Over the last few months, several global arbitration institutions have introduced amendments to their arbitral rules. In the US alone, both the American Arbitration Association (AAA) and the International Institute for Conflict Prevention and Resolution (CPR) have introduced and implemented such amendments. 

The AAA provides increased oversight and appellate review through revised rules

In November 2013, the AAA issued new Arbitration Rules and Mediation Procedures for use in commercial matters (the Commercial Rules), which are available for use in domestic and international disputes, administered either by the AAA or the International Centre for Dispute Resolution (IDCR). The Commercial Rules incorporate substantial revisions, including the availability of immediate injunctive relief, the availability of dispositive motion practice, greater arbitrator control over the discovery process, and a new appellate review procedure. Each of these developments are responsive to a perceived need for additional relief mechanisms during an arbitration. 

Specifically, Rule 9 now mandates mediation for arbitrations involving disputes concerning a claim for more than US$75,000. Rule 22 limits discovery to documents “relevant and material to the outcome of the disputed issues.” While this requirement is generally consistent with the frequently used IBA Rules on the Taking of Evidence in International Arbitration, it is narrower than the requirements imposed by the rules used in American federal courts and provides a benchmark more in line with international standards. Rule 22 further empowers arbitrators with greater control over the discovery process. Finally, Rules 23, 38 and 58 work together to provide mechanisms for emergency relief and sanctions against a party for failure to comply with the rules or an arbitrator’s instructions. 

Additionally, AAA and ICDR are now offering new Optional Appellate Arbitration Rules, which allow for appellate review of arbitration awards by a special panel. This mechanism is only available when all parties agree to its implementation, whether at the time of the arbitration agreement or at a later time. The appellate review process will involve the submission of written briefs and a full record, and allows no option for oral argument.

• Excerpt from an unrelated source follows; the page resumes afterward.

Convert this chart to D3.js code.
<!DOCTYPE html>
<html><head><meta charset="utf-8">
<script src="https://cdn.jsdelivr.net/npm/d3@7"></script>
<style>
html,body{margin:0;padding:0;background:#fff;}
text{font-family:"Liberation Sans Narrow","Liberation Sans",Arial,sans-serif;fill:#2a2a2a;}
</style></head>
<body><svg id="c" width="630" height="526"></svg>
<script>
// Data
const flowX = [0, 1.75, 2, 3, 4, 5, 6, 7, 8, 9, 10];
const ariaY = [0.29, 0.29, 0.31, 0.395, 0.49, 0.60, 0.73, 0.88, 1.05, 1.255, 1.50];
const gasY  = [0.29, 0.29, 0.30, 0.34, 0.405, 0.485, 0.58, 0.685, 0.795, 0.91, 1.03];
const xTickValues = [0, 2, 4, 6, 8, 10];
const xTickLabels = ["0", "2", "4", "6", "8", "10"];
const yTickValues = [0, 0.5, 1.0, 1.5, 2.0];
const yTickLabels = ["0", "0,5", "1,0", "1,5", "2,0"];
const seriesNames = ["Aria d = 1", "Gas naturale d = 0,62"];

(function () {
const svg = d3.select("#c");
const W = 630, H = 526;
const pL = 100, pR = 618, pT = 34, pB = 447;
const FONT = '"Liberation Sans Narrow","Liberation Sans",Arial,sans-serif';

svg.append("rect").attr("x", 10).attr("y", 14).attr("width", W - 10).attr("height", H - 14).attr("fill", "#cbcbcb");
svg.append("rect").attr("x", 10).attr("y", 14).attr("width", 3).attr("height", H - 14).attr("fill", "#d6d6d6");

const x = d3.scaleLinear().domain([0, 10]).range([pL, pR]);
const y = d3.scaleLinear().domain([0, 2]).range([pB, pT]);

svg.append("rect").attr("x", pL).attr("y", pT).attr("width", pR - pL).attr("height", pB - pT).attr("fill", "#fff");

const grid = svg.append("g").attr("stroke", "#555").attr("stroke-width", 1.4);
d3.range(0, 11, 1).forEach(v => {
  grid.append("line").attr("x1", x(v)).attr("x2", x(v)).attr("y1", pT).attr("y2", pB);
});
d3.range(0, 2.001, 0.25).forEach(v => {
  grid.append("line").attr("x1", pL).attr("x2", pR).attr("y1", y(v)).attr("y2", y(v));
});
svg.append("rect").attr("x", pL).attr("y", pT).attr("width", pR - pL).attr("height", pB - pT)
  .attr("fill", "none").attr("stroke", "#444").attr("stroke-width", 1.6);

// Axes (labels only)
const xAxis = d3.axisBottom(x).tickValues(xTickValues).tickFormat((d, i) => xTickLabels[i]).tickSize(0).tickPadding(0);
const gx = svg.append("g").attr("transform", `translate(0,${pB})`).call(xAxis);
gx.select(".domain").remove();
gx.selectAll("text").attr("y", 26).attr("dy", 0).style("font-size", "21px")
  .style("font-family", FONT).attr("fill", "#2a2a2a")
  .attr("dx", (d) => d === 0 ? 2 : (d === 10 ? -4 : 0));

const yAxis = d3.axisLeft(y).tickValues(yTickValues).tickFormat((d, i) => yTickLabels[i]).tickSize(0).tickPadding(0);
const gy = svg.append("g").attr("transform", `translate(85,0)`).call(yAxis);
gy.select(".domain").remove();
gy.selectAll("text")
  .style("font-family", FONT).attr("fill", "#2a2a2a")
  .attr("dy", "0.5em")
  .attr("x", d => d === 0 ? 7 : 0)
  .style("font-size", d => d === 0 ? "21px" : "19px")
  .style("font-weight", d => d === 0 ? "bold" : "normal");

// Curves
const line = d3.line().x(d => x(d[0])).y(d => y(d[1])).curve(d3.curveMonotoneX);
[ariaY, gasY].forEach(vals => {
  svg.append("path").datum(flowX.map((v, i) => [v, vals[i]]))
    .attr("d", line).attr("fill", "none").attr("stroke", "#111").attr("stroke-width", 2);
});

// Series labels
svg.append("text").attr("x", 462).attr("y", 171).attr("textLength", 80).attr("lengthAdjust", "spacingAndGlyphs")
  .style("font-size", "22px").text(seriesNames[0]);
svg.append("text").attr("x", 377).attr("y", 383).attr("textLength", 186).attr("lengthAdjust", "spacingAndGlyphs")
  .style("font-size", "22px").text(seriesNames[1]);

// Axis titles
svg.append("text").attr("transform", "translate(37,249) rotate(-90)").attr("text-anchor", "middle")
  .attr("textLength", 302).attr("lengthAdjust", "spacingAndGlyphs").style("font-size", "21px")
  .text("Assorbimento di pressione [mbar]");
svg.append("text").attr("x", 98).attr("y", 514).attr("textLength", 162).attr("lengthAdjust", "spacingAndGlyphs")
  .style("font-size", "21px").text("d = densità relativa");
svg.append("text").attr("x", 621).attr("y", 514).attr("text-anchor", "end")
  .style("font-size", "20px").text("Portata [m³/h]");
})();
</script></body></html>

An appellate review mechanism is not a novel concept as other American institutions, including CPR and JAMS have offered similar rules for many years, but it is a new development for the AAA and ICDR.

The AAA and ICDR have marketed these changes as streamlining the arbitration process and increasing effectiveness. However, critics in the arbitration community have suggested that, as a practical matter, these amendments reflect a shift toward arbitration procedures that may be more familiar to those who usually litigate in the US courts. 

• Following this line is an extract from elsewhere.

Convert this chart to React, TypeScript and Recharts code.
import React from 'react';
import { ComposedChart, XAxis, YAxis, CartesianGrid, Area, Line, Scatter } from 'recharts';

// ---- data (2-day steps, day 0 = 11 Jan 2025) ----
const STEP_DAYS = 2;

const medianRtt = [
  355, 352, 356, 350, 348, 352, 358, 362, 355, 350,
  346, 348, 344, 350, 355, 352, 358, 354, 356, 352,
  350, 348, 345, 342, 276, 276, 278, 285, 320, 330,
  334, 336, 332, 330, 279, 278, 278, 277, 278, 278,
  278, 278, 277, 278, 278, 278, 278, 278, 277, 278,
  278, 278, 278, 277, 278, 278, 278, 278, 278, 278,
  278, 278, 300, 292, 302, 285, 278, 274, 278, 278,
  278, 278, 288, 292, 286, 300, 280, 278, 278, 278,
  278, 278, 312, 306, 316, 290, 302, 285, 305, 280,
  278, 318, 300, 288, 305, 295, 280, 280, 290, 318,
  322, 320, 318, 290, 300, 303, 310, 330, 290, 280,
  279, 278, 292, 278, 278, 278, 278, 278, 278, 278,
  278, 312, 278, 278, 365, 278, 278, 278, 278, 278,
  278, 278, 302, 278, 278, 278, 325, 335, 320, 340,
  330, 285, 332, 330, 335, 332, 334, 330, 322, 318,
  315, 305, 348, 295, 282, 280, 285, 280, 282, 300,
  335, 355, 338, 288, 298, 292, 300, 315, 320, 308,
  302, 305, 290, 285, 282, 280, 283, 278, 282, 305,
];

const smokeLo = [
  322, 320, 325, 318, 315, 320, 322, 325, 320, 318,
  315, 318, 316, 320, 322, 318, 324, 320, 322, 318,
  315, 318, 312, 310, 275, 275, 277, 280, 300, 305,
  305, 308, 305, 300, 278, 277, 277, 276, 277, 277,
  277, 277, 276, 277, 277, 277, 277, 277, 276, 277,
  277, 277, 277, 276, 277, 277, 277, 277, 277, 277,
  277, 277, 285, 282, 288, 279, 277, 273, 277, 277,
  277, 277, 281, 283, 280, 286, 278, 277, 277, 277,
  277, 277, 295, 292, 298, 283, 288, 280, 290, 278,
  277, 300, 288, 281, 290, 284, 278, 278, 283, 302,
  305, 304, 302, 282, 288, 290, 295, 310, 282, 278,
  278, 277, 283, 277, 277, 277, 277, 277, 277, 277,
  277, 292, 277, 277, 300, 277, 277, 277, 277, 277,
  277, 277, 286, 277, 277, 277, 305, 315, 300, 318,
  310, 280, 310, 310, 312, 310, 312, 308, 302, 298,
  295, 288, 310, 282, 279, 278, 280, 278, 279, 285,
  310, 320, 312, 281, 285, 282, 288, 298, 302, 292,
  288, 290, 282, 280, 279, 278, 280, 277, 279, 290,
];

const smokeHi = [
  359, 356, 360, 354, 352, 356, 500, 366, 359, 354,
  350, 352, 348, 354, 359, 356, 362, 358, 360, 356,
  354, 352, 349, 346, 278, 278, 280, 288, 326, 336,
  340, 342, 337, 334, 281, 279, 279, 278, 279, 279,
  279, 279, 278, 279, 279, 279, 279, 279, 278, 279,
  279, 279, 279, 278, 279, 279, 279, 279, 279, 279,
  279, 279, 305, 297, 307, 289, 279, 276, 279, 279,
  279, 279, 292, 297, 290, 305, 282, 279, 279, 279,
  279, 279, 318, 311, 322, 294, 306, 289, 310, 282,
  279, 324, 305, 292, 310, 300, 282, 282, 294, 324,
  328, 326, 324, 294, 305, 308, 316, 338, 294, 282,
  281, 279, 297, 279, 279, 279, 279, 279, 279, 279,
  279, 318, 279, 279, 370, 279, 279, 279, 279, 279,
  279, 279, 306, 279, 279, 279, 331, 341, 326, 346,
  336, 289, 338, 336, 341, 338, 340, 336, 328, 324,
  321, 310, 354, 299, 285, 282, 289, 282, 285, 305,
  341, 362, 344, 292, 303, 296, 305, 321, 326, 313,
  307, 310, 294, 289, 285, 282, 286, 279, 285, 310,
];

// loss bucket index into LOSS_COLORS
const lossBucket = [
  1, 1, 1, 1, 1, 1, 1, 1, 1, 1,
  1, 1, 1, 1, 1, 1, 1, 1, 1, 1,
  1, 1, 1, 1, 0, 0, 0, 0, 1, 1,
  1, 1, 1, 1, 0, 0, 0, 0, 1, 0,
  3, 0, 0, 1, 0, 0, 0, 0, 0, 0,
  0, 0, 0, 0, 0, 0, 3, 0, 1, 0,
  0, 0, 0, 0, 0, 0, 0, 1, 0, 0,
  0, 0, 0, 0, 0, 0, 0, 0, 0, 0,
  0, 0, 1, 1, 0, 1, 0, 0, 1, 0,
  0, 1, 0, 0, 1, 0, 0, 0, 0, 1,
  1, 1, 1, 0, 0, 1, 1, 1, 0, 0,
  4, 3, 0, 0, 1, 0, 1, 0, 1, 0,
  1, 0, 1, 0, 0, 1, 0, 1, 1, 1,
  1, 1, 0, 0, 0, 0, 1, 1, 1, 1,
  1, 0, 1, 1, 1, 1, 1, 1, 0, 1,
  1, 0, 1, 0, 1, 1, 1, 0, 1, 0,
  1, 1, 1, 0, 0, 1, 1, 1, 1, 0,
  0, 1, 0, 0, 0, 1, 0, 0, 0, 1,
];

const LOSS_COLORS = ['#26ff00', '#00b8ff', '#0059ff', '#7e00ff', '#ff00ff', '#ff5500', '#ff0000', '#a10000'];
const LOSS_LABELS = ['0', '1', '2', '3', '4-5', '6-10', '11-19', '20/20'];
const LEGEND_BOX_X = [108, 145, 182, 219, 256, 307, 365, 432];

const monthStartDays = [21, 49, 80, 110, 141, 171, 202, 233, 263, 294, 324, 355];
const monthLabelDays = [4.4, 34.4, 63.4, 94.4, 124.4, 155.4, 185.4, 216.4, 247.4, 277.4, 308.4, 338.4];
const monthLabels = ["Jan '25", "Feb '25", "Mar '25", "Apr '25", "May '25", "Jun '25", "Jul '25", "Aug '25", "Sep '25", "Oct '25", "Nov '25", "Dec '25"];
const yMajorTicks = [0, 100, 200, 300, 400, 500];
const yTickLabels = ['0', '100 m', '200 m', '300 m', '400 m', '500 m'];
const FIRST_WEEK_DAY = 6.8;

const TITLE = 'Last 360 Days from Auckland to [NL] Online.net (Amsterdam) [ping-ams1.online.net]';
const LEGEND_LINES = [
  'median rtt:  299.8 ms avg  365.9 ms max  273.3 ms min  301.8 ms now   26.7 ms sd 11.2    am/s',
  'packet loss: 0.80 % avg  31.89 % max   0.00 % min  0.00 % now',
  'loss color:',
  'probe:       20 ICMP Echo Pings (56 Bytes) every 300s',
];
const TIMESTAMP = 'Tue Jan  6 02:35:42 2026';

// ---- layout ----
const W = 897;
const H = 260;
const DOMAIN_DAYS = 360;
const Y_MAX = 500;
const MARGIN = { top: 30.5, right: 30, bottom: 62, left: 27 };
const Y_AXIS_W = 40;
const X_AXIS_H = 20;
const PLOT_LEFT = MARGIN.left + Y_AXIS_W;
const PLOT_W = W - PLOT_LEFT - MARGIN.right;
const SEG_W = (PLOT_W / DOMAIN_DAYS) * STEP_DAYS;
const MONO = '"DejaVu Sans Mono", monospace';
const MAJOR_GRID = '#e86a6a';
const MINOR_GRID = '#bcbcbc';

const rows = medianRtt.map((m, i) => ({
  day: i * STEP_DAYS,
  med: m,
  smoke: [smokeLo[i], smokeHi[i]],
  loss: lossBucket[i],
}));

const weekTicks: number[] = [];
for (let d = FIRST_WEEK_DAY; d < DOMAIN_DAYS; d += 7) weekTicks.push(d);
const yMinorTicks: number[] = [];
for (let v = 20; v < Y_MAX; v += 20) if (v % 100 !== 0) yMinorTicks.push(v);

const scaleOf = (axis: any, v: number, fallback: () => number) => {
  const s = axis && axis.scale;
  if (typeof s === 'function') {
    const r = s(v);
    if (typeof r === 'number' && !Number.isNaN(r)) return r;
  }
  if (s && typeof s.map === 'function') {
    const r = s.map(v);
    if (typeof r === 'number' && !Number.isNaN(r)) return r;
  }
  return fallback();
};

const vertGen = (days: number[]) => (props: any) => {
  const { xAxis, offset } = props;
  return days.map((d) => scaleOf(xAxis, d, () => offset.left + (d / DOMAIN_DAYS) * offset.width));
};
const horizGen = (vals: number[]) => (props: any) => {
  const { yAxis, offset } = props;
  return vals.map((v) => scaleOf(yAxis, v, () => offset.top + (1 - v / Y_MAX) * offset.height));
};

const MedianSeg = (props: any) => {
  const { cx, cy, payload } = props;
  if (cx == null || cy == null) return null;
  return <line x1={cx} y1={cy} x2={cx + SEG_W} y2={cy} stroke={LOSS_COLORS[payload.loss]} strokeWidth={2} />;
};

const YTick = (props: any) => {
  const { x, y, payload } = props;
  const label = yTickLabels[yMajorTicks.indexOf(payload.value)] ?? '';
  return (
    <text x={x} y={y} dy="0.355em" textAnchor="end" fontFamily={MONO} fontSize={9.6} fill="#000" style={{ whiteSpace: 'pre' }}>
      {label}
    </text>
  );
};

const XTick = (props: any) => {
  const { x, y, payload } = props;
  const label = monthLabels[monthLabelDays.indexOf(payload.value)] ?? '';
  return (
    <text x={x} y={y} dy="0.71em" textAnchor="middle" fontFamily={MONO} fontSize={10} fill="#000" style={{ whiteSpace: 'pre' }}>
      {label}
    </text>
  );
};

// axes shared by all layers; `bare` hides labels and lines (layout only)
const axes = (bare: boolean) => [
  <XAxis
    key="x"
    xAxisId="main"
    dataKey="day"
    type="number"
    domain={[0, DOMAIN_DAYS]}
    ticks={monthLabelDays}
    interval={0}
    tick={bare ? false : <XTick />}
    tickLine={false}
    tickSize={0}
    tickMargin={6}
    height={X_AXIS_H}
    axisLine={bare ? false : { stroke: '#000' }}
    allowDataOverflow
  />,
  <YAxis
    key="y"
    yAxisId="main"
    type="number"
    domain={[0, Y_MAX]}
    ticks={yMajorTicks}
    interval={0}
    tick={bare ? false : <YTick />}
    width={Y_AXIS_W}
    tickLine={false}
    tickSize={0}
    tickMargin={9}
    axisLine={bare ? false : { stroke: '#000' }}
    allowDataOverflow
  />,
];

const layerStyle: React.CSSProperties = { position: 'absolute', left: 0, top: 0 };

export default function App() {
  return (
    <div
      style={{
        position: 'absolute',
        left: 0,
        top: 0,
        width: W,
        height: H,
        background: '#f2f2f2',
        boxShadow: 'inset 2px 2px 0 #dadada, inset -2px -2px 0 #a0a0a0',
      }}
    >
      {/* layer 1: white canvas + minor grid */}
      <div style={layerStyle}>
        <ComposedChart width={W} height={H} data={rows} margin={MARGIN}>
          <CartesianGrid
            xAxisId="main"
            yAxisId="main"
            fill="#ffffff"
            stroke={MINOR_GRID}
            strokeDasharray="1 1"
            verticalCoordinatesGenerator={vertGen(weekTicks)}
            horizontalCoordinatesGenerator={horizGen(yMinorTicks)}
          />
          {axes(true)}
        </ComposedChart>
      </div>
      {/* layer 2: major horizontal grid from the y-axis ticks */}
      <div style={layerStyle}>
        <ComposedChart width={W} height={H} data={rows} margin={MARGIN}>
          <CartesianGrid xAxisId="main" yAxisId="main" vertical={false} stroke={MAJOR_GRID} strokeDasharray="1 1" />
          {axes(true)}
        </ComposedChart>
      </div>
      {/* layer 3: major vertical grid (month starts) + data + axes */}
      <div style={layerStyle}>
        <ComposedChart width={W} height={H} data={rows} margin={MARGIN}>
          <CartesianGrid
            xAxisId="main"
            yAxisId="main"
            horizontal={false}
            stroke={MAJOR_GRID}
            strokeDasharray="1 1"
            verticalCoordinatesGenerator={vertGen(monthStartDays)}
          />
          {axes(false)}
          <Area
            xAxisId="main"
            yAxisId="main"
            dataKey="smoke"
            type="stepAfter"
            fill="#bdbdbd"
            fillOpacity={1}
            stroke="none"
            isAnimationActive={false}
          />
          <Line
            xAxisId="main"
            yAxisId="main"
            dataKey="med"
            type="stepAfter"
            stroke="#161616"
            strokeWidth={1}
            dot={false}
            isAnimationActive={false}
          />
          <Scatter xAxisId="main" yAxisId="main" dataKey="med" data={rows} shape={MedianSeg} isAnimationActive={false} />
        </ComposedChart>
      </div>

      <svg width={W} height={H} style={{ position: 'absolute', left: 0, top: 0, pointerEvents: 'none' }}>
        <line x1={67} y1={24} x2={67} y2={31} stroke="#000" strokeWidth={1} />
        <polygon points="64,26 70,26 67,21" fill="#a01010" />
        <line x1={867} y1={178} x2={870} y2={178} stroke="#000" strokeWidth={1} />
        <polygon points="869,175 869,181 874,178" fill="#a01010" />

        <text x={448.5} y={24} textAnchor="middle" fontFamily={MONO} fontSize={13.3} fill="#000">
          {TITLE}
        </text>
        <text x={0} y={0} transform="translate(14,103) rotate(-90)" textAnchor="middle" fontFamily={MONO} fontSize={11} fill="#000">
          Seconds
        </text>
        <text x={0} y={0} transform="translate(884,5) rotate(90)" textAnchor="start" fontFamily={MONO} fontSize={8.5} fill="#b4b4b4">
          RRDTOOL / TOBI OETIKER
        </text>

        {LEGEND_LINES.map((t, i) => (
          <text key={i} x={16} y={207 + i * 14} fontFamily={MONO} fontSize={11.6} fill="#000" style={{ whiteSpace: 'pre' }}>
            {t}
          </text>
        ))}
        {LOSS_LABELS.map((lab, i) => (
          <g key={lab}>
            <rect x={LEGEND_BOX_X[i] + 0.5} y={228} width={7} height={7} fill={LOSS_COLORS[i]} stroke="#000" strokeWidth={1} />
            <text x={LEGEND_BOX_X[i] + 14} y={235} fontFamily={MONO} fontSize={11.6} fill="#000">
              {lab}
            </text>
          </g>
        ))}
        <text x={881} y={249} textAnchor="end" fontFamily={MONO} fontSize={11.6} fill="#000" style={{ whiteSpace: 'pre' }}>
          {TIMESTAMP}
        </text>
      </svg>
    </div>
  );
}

New administration options introduced by the CPR

Over the last few decades, CPR’s non-administered arbitration rules (the Non-Administered Rules) have helped the institution establish itself as a leader in global commercial dispute resolution. The recent revisions will allow it to continue at the forefront of its arena. Based on user requests, CPR is now for the first time offering case administration for domestic arbitrations in conjunction with newly introduced administered arbitration rules (the Administered Rules).

The Administered Rules are similar to the CPR’s previously existing Non-Administered Rules, but include new provisions in conjunction with the administration process. The development of the Administered Rules was spearheaded by an internal subcommittee made up of attorneys, academics, and various users in the arbitration community to respond to emerging trends in the arbitration community, with the goal of streamlining the arbitration process. 

Among the features of the Administered Rules is the ability to appoint a “Special Arbitrator” for interim remedies. The Administered Rules also seek to provide an efficient arbitrator review and selection process and a multi-faceted arbitrator challenge process. The Administered Rules implement predictable fixed administrative fee scale in an effort to add efficiency and cost effectiveness to the arbitral process. CPR has also committed to perform a limited review of all awards rendered under the Non-Administered Rules for formatting, computational, and other clerical errors. 

CPR’s foray into domestic arbitration administration will no doubt serve as a test case for potential entry into case administration for international arbitrations. 

The evolving landscape of available arbitral rules and dispute resolution mechanisms continues to clarify the procedural mechanisms that parties can expect to encounter and provides parties with increased autonomy and predictability as the arbitration process proceeds.